Task details: In the listing below, find the line with "import numpy as np", then repeat exactly every line from the top through that one.

Dataset excerpt:
□ □ □ □ □

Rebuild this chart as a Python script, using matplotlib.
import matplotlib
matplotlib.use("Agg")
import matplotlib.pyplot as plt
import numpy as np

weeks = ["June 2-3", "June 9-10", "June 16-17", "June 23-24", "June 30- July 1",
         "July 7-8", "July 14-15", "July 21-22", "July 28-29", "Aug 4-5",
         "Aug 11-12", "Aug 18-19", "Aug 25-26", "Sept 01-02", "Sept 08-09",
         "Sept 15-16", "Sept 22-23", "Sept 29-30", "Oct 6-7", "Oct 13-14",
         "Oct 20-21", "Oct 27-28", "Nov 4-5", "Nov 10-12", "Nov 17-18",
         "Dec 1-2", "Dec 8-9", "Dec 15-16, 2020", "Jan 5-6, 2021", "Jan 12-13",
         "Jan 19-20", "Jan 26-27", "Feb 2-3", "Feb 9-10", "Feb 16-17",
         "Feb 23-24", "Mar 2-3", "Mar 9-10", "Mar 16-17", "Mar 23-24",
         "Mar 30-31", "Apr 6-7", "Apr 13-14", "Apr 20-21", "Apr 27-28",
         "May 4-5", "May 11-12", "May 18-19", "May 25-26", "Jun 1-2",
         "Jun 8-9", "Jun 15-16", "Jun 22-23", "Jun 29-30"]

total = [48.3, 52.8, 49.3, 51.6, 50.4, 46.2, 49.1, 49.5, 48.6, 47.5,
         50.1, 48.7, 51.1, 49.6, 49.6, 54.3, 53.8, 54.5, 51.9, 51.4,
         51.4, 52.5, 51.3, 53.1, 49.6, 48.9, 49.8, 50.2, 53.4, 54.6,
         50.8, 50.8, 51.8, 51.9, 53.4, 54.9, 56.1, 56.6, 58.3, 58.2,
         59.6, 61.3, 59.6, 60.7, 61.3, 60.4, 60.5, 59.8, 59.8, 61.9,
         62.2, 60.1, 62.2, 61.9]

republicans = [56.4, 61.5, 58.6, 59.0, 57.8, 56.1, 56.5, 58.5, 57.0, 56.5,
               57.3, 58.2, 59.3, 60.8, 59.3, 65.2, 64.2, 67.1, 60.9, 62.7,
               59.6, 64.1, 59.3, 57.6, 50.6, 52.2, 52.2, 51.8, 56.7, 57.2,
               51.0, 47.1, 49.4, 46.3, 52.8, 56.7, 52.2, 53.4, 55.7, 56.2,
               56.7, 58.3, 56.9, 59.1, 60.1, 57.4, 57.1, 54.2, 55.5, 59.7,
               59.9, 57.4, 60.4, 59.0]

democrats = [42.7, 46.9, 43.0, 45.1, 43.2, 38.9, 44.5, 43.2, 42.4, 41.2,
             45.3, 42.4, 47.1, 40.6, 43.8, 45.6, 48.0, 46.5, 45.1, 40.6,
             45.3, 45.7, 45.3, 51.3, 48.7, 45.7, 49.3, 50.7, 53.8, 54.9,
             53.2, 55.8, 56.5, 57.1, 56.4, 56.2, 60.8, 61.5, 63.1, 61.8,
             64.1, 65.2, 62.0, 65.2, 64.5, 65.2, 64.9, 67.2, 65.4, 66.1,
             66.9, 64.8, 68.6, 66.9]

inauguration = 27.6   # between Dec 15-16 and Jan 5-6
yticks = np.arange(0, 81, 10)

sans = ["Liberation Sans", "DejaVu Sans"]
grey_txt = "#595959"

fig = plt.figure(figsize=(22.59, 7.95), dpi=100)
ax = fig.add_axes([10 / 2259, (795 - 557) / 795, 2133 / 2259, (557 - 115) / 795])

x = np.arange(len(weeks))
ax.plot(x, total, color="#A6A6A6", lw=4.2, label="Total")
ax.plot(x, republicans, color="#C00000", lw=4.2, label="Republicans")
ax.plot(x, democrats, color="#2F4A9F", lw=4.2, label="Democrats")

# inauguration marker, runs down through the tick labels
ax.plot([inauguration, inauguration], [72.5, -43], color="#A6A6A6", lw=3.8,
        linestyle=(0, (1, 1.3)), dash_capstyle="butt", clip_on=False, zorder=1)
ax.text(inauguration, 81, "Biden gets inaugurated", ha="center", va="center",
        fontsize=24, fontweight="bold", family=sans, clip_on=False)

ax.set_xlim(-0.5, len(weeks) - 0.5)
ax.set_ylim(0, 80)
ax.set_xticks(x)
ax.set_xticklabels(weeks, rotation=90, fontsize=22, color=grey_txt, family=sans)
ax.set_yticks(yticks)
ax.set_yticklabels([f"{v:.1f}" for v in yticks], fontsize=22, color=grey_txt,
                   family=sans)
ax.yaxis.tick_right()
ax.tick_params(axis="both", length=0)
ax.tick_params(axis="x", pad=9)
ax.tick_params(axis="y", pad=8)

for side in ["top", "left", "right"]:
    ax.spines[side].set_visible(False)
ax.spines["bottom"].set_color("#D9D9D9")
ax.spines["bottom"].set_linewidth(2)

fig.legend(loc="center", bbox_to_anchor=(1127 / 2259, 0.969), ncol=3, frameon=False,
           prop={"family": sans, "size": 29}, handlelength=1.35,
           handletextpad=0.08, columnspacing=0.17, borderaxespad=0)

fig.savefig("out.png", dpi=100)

□ □ □ □ □

The result:
Rebuild this chart as a Python script, using matplotlib.
import matplotlib
matplotlib.use("Agg")
import matplotlib.pyplot as plt
import numpy as np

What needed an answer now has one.